Songs: Ohia - Magnolia Electric Co

The final Songs: Ohia album is a curious beast.  Released in 2003, some consider it the first Magnolia Electric Co album.  It features a much fuller sound than any previous album put out be Jason Molina.  That sound is pretty much defined by opening track Farewell Transmission, which is a full throttle, seven minute, countrified Crazy Horse rocker.  I've Been Riding With The Ghost and Almost Was Good Enough have a similarly rocking, spooked-out feel.  It's light years away from the sparse crawl of early Songs: Ohia.

Just Be Simple shoots for the other side of the Neil Young coin, with a lightness of touch and a drumbeat that could have crawled off Harvest, guitars that twang and cooing backing vocals.  This country feel is ramped up with the first of two guest vocalists.  Lawrence Peters takes lead on The Old Black Hen and goddamn if it doesn't feel like a good old country tune from Nashville's heyday, particularly with the addition of fiddle and honky tonk piano.  It seems straightforward until the twist at the end of it when Peters sings "I was trying to sing the blues the way I find them."  On the other hand, Peoria Lunch Box Blues features high-pitched backing vocals from Scout Niblett, but this track has a haunted, bleak On The Beach feel.  

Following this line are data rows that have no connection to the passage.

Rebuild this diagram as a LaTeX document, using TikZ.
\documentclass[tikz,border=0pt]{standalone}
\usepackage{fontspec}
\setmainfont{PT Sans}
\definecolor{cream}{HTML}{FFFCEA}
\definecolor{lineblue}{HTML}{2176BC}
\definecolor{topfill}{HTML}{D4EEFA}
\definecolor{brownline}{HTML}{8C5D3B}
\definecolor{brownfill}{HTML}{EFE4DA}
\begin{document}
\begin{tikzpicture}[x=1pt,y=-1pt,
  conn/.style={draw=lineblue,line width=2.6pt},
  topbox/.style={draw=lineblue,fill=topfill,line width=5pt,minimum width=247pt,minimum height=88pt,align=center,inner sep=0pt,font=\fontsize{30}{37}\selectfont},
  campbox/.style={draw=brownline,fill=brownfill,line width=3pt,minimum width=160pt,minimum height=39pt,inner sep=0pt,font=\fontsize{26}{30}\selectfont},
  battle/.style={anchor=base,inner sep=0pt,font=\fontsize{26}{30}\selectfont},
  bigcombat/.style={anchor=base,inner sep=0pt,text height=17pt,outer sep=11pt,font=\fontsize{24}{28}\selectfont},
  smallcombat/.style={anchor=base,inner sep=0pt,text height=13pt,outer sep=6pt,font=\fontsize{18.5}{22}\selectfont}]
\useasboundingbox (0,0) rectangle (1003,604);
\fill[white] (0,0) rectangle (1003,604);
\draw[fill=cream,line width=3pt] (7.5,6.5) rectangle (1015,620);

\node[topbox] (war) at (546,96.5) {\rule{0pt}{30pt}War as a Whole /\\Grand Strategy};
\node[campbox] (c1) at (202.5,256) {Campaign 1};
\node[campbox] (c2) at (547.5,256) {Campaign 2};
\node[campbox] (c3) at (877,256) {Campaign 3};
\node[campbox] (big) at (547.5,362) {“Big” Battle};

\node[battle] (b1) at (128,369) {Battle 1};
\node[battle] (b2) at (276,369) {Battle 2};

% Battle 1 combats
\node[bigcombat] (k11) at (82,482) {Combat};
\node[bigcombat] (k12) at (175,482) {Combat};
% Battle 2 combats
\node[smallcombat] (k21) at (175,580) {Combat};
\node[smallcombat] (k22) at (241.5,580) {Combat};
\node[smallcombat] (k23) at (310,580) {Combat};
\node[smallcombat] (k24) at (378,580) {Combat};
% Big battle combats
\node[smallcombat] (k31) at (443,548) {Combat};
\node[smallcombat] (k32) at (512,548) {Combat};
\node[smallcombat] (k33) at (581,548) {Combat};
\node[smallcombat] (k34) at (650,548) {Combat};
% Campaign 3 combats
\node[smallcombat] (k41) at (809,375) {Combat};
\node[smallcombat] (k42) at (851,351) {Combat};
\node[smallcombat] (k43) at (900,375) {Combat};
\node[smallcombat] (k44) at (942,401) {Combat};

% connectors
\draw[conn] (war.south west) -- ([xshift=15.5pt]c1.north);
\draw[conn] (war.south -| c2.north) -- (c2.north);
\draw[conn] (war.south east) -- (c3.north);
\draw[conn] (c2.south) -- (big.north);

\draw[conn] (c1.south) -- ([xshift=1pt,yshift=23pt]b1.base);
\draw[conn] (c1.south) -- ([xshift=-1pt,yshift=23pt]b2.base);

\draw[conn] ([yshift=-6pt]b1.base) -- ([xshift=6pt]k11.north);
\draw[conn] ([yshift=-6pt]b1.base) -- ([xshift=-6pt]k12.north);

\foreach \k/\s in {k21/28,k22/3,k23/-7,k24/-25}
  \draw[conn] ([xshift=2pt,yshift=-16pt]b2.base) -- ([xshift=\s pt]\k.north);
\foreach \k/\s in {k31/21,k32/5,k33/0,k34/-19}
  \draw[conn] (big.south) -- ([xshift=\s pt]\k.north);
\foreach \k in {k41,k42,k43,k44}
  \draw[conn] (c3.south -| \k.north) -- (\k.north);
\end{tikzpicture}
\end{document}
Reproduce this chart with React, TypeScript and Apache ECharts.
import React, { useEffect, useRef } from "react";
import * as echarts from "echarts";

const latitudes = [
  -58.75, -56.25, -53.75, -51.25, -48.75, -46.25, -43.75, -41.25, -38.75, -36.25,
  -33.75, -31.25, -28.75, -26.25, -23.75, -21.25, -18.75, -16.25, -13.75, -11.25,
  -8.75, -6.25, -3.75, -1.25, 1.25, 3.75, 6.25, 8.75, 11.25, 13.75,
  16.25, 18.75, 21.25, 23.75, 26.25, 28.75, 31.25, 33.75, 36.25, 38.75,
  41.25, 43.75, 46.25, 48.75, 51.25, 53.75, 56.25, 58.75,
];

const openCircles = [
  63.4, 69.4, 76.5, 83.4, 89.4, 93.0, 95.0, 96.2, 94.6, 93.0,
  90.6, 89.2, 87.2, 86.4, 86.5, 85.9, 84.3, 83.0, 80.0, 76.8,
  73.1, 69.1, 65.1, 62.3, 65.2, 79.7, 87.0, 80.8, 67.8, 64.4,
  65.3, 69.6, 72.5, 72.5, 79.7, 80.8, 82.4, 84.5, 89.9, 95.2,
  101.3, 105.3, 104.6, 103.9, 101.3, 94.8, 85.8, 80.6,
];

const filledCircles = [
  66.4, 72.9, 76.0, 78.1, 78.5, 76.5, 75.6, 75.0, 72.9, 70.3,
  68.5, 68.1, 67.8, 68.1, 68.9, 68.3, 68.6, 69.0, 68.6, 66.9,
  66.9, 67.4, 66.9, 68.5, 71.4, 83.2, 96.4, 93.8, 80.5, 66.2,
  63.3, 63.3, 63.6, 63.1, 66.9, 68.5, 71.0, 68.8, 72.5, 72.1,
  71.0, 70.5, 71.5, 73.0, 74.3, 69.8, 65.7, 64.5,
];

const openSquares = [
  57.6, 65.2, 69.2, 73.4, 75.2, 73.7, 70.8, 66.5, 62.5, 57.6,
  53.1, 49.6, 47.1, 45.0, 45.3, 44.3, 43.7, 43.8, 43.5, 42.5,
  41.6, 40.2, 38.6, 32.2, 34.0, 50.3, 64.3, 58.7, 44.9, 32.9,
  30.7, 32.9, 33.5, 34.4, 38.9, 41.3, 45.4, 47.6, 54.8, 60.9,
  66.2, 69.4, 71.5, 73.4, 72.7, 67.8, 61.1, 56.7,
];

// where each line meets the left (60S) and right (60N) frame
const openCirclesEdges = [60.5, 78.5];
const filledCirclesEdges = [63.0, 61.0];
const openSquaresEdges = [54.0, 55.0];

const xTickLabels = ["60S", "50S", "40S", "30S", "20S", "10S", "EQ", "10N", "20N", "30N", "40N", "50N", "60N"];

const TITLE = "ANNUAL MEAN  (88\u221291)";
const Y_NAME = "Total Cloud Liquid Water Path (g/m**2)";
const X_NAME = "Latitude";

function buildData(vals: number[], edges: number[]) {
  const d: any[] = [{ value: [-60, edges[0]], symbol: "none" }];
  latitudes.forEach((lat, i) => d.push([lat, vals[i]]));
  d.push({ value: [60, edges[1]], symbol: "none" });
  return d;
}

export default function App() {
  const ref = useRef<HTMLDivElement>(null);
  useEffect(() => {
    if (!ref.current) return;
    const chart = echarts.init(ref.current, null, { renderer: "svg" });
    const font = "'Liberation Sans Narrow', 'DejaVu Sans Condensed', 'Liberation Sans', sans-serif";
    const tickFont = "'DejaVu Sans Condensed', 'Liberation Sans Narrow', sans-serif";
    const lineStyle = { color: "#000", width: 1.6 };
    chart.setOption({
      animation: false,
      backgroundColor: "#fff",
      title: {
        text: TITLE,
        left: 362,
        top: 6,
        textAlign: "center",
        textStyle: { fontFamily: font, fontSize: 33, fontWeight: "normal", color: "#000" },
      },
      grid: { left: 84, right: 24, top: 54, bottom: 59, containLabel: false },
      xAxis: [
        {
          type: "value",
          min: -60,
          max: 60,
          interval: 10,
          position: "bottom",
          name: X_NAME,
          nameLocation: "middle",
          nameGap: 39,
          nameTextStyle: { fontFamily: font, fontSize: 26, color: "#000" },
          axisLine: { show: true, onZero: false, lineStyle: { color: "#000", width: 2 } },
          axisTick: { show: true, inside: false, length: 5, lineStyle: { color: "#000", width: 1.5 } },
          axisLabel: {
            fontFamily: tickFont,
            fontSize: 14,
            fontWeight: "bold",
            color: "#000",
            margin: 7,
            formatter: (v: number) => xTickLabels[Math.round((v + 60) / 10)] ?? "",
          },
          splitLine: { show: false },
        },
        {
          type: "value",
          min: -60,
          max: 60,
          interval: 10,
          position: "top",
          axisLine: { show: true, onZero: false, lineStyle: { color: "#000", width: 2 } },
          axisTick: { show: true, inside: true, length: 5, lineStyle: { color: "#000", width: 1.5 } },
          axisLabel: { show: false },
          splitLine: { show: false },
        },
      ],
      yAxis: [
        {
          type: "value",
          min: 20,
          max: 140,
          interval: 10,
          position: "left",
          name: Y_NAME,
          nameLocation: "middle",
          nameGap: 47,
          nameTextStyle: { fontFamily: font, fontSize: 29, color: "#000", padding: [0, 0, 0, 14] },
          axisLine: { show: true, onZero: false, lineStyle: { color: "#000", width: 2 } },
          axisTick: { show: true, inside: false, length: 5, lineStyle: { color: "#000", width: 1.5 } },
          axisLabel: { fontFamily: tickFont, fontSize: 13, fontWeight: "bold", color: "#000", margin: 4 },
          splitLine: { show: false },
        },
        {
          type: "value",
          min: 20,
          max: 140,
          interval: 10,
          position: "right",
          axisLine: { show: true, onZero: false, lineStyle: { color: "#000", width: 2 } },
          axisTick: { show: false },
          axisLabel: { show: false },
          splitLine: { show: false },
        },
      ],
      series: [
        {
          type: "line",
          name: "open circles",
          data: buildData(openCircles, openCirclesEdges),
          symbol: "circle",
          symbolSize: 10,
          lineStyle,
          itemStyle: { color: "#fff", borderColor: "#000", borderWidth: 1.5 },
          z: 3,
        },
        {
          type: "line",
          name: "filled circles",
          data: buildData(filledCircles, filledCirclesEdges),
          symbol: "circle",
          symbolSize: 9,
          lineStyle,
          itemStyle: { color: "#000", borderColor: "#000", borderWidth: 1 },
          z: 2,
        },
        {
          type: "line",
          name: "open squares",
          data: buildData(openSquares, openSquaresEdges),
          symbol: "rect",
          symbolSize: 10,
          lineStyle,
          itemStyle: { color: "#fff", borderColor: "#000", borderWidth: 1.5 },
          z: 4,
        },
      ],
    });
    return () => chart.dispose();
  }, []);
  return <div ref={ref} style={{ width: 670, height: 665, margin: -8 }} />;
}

As if to remind himself that he's the mainman, Molina comes roaring back in on the harrowing John Henry Split My Heart.  Drums pound, guitar riffs whiplash back and forth, and there are few shafts of light in this particular heart of darkness.  The album finishes with the downbeat country drift of Hold On Magnolia, finishing on an uncertain, almost underwhelming note.  Hold on to what? Or for what?

This album's unrelenting intensity has the effect also of being the most accessible Songs: Ohia album.  A vital soundtrack for nights of rage, raging against the dying of the light.  And wallow in it.